Fr. Tom McCarthy OSA: You know John, one of the biggest things that I have compelled me to keep doing this is the Augustinian friars who have been the confessors, who have come to me and they're like, "I can't believe what just happened. Are we going to do this again? Thank you for including me." It is the experience of the sacrament that it's just so powerful. As a priest I think it's personally one of the most humbling things we do where we bring the mercy and the forgiveness of Jesus. To be with these young people who are longing and really are not afraid. They're not afraid to encounter, but we have to give them the opportunities. I'm very grateful to Night Fever. I'm glad to hear it's working in New York and Bridgeport, now at Villanova, taking on its own different ways. That's the beauty of it. You have to be willing to make it your own. What might work in New York City might not work in Villanova, might not work out in California or Wyoming or wherever. You have to make it your own. Know your community, but take the risk and start it.


Relevant Radio: Let the Holy Spirit guide you. When's the next Festival of Forgiveness, Father?


Fr. Tom McCarthy OSA: May 2nd and 3rd, the students want it right, it's the week before finals. Everyone's going to be stressed out. They said this would be a perfect time. This is in addition to the three times of adoration each week, so we hope that's going to grow. We hope that's going to grow and introducing people to this.
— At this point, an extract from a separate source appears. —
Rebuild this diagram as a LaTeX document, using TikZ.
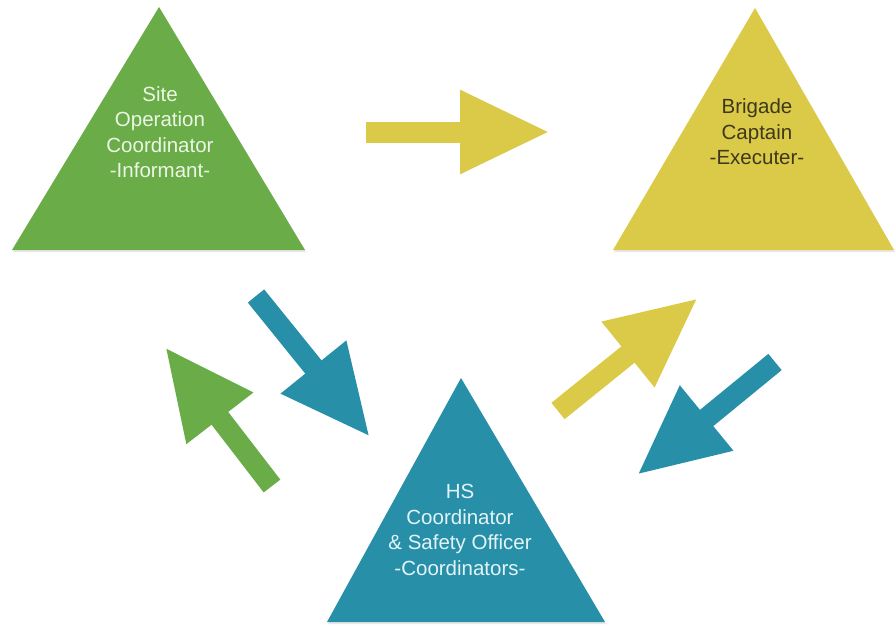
\documentclass[tikz,border=0pt]{standalone}
\usepackage{fontspec}
\setmainfont{Liberation Sans}
\usetikzlibrary{positioning,calc,shadows,arrows.meta}
\definecolor{verde}{RGB}{106,172,72}
\definecolor{giallo}{RGB}{218,202,72}
\definecolor{petrolio}{RGB}{40,143,168}
\definecolor{verdechiaro}{RGB}{236,246,228}
\definecolor{olivascuro}{RGB}{62,56,28}
\definecolor{azzurrino}{RGB}{226,244,248}
\tikzset{
    % Stile per ruoli (triangolo pieno)
    ruolo/.style={fill=#1,
                  drop shadow={shadow xshift=1pt, shadow yshift=-2pt,
                               opacity=.18}},
    % Stile per etichette dei ruoli
    etichetta/.style={align=center, text=#1, inner sep=0pt,
                      font=\fontsize{20.5}{25.5}\selectfont},
    % Stile per frecce (flusso)
    freccia/.style={draw=#1, line width=21pt,
                    -{Triangle[length=90pt, width=78pt]}}
}

\begin{document}
\begin{tikzpicture}[x=1pt, y=-1pt]
    \useasboundingbox (0,0) rectangle (896,629);
    % triangoli
    \fill[ruolo=verde] (12,250) -- (159,7) -- (305,250) -- cycle;
    \fill[ruolo=giallo] (613,250) -- (755,8) -- (894,250) -- cycle;
    \fill[ruolo=petrolio] (327,622) -- (461,378) -- (605,622) -- cycle;
    % etichette
    \node[etichetta=verdechiaro] (site) at (160,132)
        {Site\\Operation\\Coordinator\\-Informant-};
    \node[etichetta=olivascuro] (brigade) at (757,132)
        {Brigade\\Captain\\-Executer-};
    \node[etichetta=azzurrino] (hs) at (460,530)
        {HS\\Coordinator\\\& Safety Officer\\-Coordinators-};
    % estremi delle frecce
    \coordinate (codaA) at (366,132);
    \coordinate (puntaA) at (550,132);
    \coordinate (codaB) at (256,296);
    \coordinate (puntaB) at (370,437);
    \coordinate (codaC) at (272,486);
    \coordinate (puntaC) at (165,347);
    \coordinate (codaD) at (558,411);
    \coordinate (puntaD) at (698,298);
    \coordinate (codaE) at (775,362);
    \coordinate (puntaE) at (637,475);
    % frecce
    \draw[freccia=giallo] (codaA) -- (puntaA);
    \draw[freccia=petrolio] (codaB) -- (puntaB);
    \draw[freccia=verde] (codaC) -- (puntaC);
    \draw[freccia=giallo] (codaD) -- (puntaD);
    \draw[freccia=petrolio] (codaE) -- (puntaE);
\end{tikzpicture}
\end{document}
Relevant Radio: Also listen to the profoundness of that request to do the next Festival of Forgiveness right before finals because these students are seeing adoration and confession as an anecdote to stress, as the solution to stress. They'll take that in their lives when they go out into the secular world. Just beautiful. The Festival of Forgiveness at Villanova University. Father Tom McCarthy is at Villanova University, is the Vocation Director for the Midwest and Eastern provinces of the Augustinians. Father, stay in touch if there's anything we can help you with let us know.


Fr. Tom McCarthy OSA: Thank you John. Thanks for what you do. God bless you.